Un livre de Marc Pataut, qui présente son travail photographique dans l’unité pédopsychiatrique de l’hôpital Esquirol à Limoges (Lienart éditions – 39€).
“Quel est le plus long entre toujours ou jamais ?“
Telle est la question posée par un adolescent psychotique hospitalisé à l’USIPA lors d’une des premières visites de Marc Pataut. L’USIPA est (ou plutôt était puisqu’elle n’existe plus sous ce nom là) l’unité d’hospitalisation pour adolescents de l’hôpital psychiatrique de Limoges. C’est donc une unité de psychiatrie, qui accueille des adolescents en grande souffrance, un lieu fermé à clef, d’où on ne sort pas toujours comme on le veut. On y rencontre des infirmiers, des médecins. On peut y recevoir des médicaments.
Les adolescents qui sont accueillis là vont mal : anorexie graves, psychoses, automutilations, séquelles d’enfances fracassées, etc. Il peut y avoir de la violence, des fugues, des conduites auto-agressives.
C’est là que pendant deux ans et demi, deux à trois jours par mois, Marc Pataut est allé poser son appareil photo et confier quelques appareils aux adolescents présents. Il en est résulté plus de 70 000 clichés réalisés par le photographe et les adolescents. Marc Pataud en a fait un livre où il relate ses visites, ce qui s’y est passé, ses émotions, les rencontres avec les adolescents et les soignants.
Il en a surtout fait un recueil de 150 photos pleine page et c’est superbe. Portraits, autoportraits, noir et blanc et couleurs où les adolescents se mettent en scène et en images, photos montages à la façon de ces livres pour enfants où une partie de la page figure la tête, le corps, les jambes, décalages, etc.
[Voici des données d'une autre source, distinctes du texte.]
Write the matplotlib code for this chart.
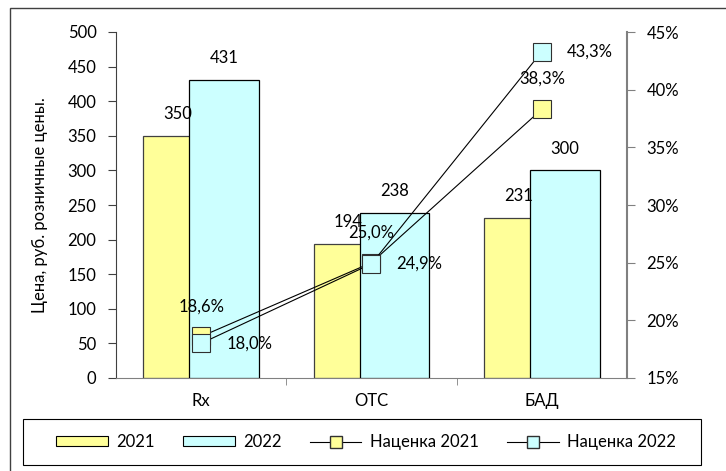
import matplotlib
matplotlib.use("Agg")
import matplotlib.pyplot as plt
from matplotlib.patches import Rectangle
from matplotlib.lines import Line2D
from matplotlib.ticker import FuncFormatter

plt.rcParams['font.family'] = ['Lato', 'DejaVu Sans']
plt.rcParams['font.size'] = 12

# data
categories = ['Rx', 'OTC', 'БАД']
price_2021 = [350, 194, 231]
price_2022 = [431, 238, 300]
markup_2021 = [18.6, 25.0, 38.3]
markup_2022 = [18.0, 24.9, 43.3]
y_label = 'Цена, руб. розничные цены.'

yellow = '#ffff99'
cyan = '#ccffff'
grey = '#808080'

fig = plt.figure(figsize=(7.26, 4.71), dpi=100)
ax = fig.add_axes([116 / 726, 1 - 378 / 471, 511 / 726, 346 / 471])
ax2 = ax.twinx()

x = list(range(len(categories)))
w = 0.41
off = 0.135
ax.bar([i - off for i in x], price_2021, w, color=yellow, edgecolor='#404040', linewidth=0.9, zorder=2)
ax.bar([i + off for i in x], price_2022, w, color=cyan, edgecolor='black', linewidth=0.9, zorder=3)

for i in x:
    ax.annotate(str(price_2021[i]), (i - off, price_2021[i]), xytext=(0, 10),
                textcoords='offset points', ha='center', va='bottom', zorder=5)
    ax.annotate(str(price_2022[i]), (i + off, price_2022[i]), xytext=(0, 10),
                textcoords='offset points', ha='center', va='bottom', zorder=5)

ax.set_xlim(-0.5, 2.5)
ax.set_ylim(0, 500)
ax.set_yticks(range(0, 501, 50))
ax.set_xticks(x)
ax.set_xticklabels(categories)
ax.set_xticks([0.5, 1.5], minor=True)
ax.tick_params(axis='x', which='major', length=0, pad=11)
ax.tick_params(axis='x', which='minor', length=5, direction='out', color=grey)
ax.tick_params(axis='y', length=6, direction='out', color='#404040', pad=8)
ax.set_ylabel(y_label, labelpad=14)
for s in ['top', 'right']:
    ax.spines[s].set_visible(False)
ax.spines['left'].set_color('#404040')
ax.spines['bottom'].set_color(grey)

# markup lines on the right axis
ax2.set_ylim(15, 45)
ax2.set_yticks(range(15, 46, 5))
ax2.yaxis.set_major_formatter(FuncFormatter(lambda v, p: '%d%%' % v))
ax2.tick_params(axis='y', length=6, direction='out', color=grey, pad=8)
for s in ['top', 'left', 'bottom']:
    ax2.spines[s].set_visible(False)
ax2.spines['right'].set_color(grey)
ax2.spines['right'].set_linewidth(1.5)

ax2.plot(x, markup_2021, color='black', linewidth=0.8, marker='s', markersize=13,
         markerfacecolor=yellow, markeredgecolor='#303030', markeredgewidth=0.8, zorder=4)
ax2.plot(x, markup_2022, color='black', linewidth=0.8, marker='s', markersize=13,
         markerfacecolor=cyan, markeredgecolor='#303030', markeredgewidth=0.8, zorder=4)

for i in x:
    ax2.annotate(('%.1f%%' % markup_2021[i]).replace('.', ','), (i, markup_2021[i]),
                 xytext=(0, 16), textcoords='offset points', ha='center', va='bottom')
    ax2.annotate(('%.1f%%' % markup_2022[i]).replace('.', ','), (i, markup_2022[i]),
                 xytext=(18, 0), textcoords='offset points', ha='left', va='center')

handles = [
    Rectangle((0, 0), 1, 1, facecolor=yellow, edgecolor='black', linewidth=0.8),
    Rectangle((0, 0), 1, 1, facecolor=cyan, edgecolor='black', linewidth=0.8),
    Line2D([], [], color='black', linewidth=0.8, marker='s', markersize=8,
           markerfacecolor=yellow, markeredgecolor='#303030'),
    Line2D([], [], color='black', linewidth=0.8, marker='s', markersize=8,
           markerfacecolor=cyan, markeredgecolor='#303030'),
]
labels = ['2021', '2022', 'Наценка 2021', 'Наценка 2022']
leg = fig.legend(handles, labels, ncol=4, loc='center',
                 bbox_to_anchor=(366 / 726, 1 - 442 / 471),
                 frameon=False, handlelength=3.1, handleheight=0.55,
                 handletextpad=0.5, columnspacing=1.7, fontsize=12)

# legend box drawn separately to get the wide frame
fig.add_artist(Rectangle((23 / 726, 1 - 465 / 471), 678 / 726, 46 / 471,
                         transform=fig.transFigure, fill=False,
                         edgecolor='black', linewidth=0.8))

# outer chart border (only left and top visible in the reference)
fig.add_artist(Rectangle((10 / 726, -0.1), 1.2, 1 - 8 / 471 + 0.1,
                         transform=fig.transFigure, fill=False,
                         edgecolor='#404040', linewidth=1.0))

fig.savefig('out.png', dpi=100)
L’ensemble est profondément émouvant, drôle et poignant. Je retiendrai les regards des portraits, ces trois anorexiques hilares drapées dans le manteau de Marc, chacune porteuse de sa sonde gastrique, Virginie faisant le simulacre de taillader son bras… déjà couvert de cicatrices, l’adolescent dansant, les vêtements de Mathilde sur son lit, vides d’elle, le regard de Florian, les portraits de Joseph. Il est difficile de choisir, en fait elles sont toutes belles.